*THE REQUEST*. Go through the listing and set it down exactly, leaving out its pictures.

*SOURCE EXCERPT*.
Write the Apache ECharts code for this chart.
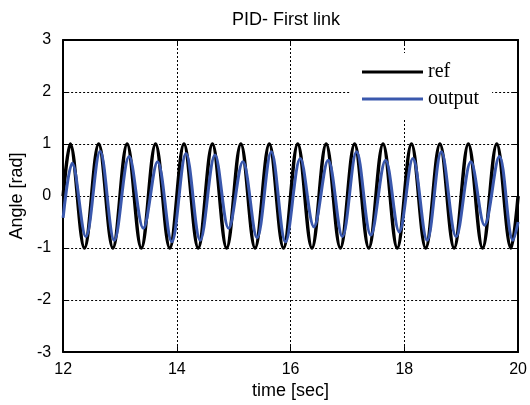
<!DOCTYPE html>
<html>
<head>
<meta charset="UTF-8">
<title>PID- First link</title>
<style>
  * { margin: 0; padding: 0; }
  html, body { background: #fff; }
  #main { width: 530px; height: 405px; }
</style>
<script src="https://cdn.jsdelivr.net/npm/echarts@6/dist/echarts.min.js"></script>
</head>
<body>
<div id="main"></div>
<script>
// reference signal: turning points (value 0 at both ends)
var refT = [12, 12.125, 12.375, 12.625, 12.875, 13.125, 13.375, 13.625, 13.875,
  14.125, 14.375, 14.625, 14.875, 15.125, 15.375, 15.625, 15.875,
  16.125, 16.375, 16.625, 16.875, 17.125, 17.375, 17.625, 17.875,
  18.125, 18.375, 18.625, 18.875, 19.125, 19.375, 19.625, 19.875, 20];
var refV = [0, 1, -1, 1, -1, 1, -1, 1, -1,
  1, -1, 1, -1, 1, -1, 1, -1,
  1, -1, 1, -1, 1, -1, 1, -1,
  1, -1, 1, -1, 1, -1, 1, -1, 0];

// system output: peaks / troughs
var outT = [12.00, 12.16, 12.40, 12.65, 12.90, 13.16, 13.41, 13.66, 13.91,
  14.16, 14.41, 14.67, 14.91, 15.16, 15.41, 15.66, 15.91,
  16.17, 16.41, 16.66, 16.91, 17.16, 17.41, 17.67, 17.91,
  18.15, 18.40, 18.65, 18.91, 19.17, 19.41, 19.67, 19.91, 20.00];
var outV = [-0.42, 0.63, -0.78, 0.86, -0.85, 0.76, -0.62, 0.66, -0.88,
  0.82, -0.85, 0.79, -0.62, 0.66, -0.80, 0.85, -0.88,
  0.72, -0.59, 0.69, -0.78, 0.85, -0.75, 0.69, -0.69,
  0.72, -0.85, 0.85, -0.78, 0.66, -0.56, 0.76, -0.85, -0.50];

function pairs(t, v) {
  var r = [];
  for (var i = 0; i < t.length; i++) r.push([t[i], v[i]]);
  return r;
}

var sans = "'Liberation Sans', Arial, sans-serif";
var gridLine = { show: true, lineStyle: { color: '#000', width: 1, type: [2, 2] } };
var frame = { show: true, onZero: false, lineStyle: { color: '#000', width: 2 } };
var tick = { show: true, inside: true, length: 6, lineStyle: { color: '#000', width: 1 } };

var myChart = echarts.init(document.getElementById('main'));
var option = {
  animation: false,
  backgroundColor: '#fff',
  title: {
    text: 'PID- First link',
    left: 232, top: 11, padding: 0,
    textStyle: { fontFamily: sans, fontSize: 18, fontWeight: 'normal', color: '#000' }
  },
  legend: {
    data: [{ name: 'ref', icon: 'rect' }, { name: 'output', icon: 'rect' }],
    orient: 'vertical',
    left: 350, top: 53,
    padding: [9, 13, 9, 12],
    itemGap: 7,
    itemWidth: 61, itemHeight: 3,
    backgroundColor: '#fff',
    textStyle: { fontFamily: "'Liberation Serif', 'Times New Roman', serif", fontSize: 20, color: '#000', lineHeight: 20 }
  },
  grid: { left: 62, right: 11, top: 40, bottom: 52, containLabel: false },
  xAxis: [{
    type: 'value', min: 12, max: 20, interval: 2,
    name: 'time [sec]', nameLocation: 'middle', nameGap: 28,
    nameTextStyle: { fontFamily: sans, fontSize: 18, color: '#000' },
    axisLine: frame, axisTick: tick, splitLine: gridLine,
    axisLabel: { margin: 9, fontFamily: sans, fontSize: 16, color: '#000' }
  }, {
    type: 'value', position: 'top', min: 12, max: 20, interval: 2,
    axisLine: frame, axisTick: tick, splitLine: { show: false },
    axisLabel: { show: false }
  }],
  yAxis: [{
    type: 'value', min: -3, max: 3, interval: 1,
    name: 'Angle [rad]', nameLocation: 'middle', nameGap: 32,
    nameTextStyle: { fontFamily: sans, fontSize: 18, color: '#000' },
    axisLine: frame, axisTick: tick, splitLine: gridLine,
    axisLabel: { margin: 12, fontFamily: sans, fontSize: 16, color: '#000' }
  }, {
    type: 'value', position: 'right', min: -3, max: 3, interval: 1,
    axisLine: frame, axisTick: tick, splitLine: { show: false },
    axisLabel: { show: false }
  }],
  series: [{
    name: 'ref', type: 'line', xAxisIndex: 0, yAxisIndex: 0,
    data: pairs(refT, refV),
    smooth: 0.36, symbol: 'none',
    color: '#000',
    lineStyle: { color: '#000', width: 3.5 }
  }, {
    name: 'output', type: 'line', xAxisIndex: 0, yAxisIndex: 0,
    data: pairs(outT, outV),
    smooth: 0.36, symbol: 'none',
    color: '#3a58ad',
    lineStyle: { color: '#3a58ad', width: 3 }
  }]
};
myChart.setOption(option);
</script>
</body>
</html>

*SOLUTION TO THE PROBLEM*.
Write the Apache ECharts code for this chart.
<!DOCTYPE html>
<html>
<head>
<meta charset="UTF-8">
<title>PID- First link</title>
<style>
  * { margin: 0; padding: 0; }
  html, body { background: #fff; }
  #main { width: 530px; height: 405px; }
</style>
<script src="https://cdn.jsdelivr.net/npm/echarts@6/dist/echarts.min.js"></script>
</head>
<body>
<div id="main"></div>
<script>
// reference signal: turning points (value 0 at both ends)
var refT = [12, 12.125, 12.375, 12.625, 12.875, 13.125, 13.375, 13.625, 13.875,
  14.125, 14.375, 14.625, 14.875, 15.125, 15.375, 15.625, 15.875,
  16.125, 16.375, 16.625, 16.875, 17.125, 17.375, 17.625, 17.875,
  18.125, 18.375, 18.625, 18.875, 19.125, 19.375, 19.625, 19.875, 20];
var refV = [0, 1, -1, 1, -1, 1, -1, 1, -1,
  1, -1, 1, -1, 1, -1, 1, -1,
  1, -1, 1, -1, 1, -1, 1, -1,
  1, -1, 1, -1, 1, -1, 1, -1, 0];

// system output: peaks / troughs
var outT = [12.00, 12.16, 12.40, 12.65, 12.90, 13.16, 13.41, 13.66, 13.91,
  14.16, 14.41, 14.67, 14.91, 15.16, 15.41, 15.66, 15.91,
  16.17, 16.41, 16.66, 16.91, 17.16, 17.41, 17.67, 17.91,
  18.15, 18.40, 18.65, 18.91, 19.17, 19.41, 19.67, 19.91, 20.00];
var outV = [-0.42, 0.63, -0.78, 0.86, -0.85, 0.76, -0.62, 0.66, -0.88,
  0.82, -0.85, 0.79, -0.62, 0.66, -0.80, 0.85, -0.88,
  0.72, -0.59, 0.69, -0.78, 0.85, -0.75, 0.69, -0.69,
  0.72, -0.85, 0.85, -0.78, 0.66, -0.56, 0.76, -0.85, -0.50];

function pairs(t, v) {
  var r = [];
  for (var i = 0; i < t.length; i++) r.push([t[i], v[i]]);
  return r;
}

var sans = "'Liberation Sans', Arial, sans-serif";
var gridLine = { show: true, lineStyle: { color: '#000', width: 1, type: [2, 2] } };
var frame = { show: true, onZero: false, lineStyle: { color: '#000', width: 2 } };
var tick = { show: true, inside: true, length: 6, lineStyle: { color: '#000', width: 1 } };

var myChart = echarts.init(document.getElementById('main'));
var option = {
  animation: false,
  backgroundColor: '#fff',
  title: {
    text: 'PID- First link',
    left: 232, top: 11, padding: 0,
    textStyle: { fontFamily: sans, fontSize: 18, fontWeight: 'normal', color: '#000' }
  },
  legend: {
    data: [{ name: 'ref', icon: 'rect' }, { name: 'output', icon: 'rect' }],
    orient: 'vertical',
    left: 350, top: 53,
    padding: [9, 13, 9, 12],
    itemGap: 7,
    itemWidth: 61, itemHeight: 3,
    backgroundColor: '#fff',
    textStyle: { fontFamily: "'Liberation Serif', 'Times New Roman', serif", fontSize: 20, color: '#000', lineHeight: 20 }
  },
  grid: { left: 62, right: 11, top: 40, bottom: 52, containLabel: false },
  xAxis: [{
    type: 'value', min: 12, max: 20, interval: 2,
    name: 'time [sec]', nameLocation: 'middle', nameGap: 28,
    nameTextStyle: { fontFamily: sans, fontSize: 18, color: '#000' },
    axisLine: frame, axisTick: tick, splitLine: gridLine,
    axisLabel: { margin: 9, fontFamily: sans, fontSize: 16, color: '#000' }
  }, {
    type: 'value', position: 'top', min: 12, max: 20, interval: 2,
    axisLine: frame, axisTick: tick, splitLine: { show: false },
    axisLabel: { show: false }
  }],
  yAxis: [{
    type: 'value', min: -3, max: 3, interval: 1,
    name: 'Angle [rad]', nameLocation: 'middle', nameGap: 32,
    nameTextStyle: { fontFamily: sans, fontSize: 18, color: '#000' },
    axisLine: frame, axisTick: tick, splitLine: gridLine,
    axisLabel: { margin: 12, fontFamily: sans, fontSize: 16, color: '#000' }
  }, {
    type: 'value', position: 'right', min: -3, max: 3, interval: 1,
    axisLine: frame, axisTick: tick, splitLine: { show: false },
    axisLabel: { show: false }
  }],
  series: [{
    name: 'ref', type: 'line', xAxisIndex: 0, yAxisIndex: 0,
    data: pairs(refT, refV),
    smooth: 0.36, symbol: 'none',
    color: '#000',
    lineStyle: { color: '#000', width: 3.5 }
  }, {
    name: 'output', type: 'line', xAxisIndex: 0, yAxisIndex: 0,
    data: pairs(outT, outV),
    smooth: 0.36, symbol: 'none',
    color: '#3a58ad',
    lineStyle: { color: '#3a58ad', width: 3 }
  }]
};
myChart.setOption(option);
</script>
</body>
</html>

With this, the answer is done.